> [WRITTEN PROBLEM]: Using the records below, give the number of lines where the word "image" appears, with no further output.

> [MATERIALS PROVIDED]:
## Start

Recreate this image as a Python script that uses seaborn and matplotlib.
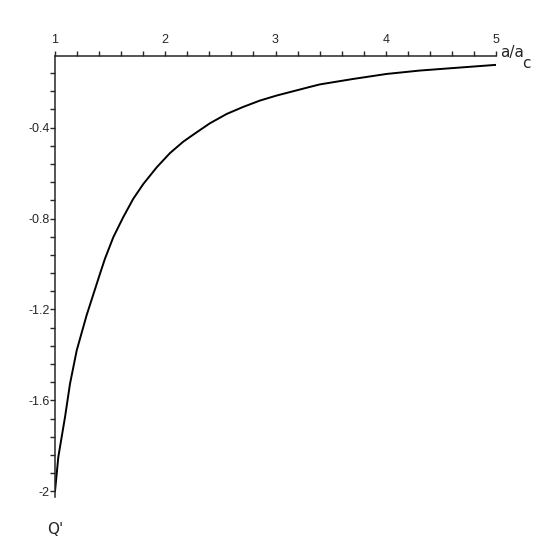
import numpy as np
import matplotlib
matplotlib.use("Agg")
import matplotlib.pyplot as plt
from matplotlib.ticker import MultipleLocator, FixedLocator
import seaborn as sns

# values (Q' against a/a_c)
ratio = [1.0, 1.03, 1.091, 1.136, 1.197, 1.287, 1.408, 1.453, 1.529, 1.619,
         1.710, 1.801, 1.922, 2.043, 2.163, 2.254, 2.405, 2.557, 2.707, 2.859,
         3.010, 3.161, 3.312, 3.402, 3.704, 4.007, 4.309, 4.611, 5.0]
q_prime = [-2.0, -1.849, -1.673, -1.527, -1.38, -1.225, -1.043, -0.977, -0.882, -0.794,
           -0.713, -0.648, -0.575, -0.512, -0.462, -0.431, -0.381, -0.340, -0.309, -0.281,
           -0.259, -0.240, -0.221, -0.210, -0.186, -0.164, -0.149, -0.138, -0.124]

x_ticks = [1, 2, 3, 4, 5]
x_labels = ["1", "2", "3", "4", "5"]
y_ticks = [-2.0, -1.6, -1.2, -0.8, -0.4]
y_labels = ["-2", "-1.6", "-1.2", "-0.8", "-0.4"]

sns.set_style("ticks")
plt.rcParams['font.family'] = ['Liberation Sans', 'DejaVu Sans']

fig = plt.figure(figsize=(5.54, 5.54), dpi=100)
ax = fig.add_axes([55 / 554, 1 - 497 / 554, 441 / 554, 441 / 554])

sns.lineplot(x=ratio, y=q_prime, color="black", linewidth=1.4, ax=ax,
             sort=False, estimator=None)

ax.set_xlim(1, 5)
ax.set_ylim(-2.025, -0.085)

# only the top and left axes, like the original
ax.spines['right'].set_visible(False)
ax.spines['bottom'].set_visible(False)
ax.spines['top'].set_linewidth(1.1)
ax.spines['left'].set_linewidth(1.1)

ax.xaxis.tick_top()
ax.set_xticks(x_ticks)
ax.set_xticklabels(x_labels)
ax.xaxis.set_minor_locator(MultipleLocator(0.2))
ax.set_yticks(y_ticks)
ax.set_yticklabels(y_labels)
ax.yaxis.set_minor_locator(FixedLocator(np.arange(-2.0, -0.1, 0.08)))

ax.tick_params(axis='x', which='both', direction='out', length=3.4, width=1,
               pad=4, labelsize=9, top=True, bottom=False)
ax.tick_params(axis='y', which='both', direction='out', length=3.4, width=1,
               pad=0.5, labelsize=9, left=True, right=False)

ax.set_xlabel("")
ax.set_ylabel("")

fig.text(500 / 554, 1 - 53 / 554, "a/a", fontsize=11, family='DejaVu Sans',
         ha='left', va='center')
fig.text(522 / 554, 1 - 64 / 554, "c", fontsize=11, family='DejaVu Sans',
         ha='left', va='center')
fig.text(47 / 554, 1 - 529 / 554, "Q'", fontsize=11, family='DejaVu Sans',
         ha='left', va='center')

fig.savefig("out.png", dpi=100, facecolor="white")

## End
## Start

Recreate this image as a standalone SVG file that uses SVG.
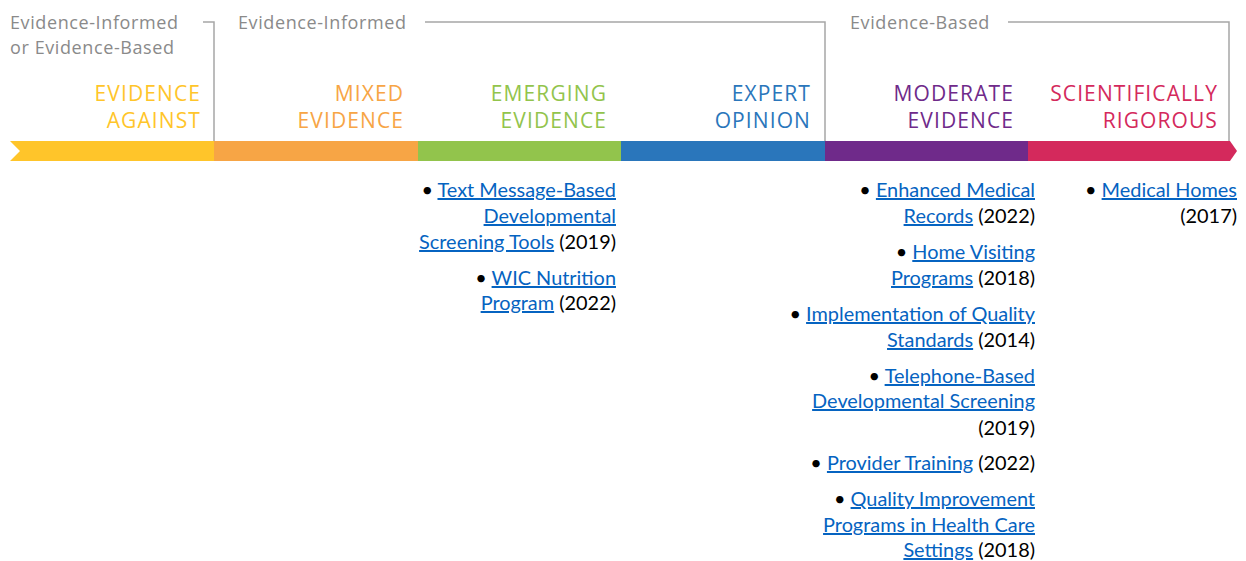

## End

> [RESULT OF THE TASK]: 2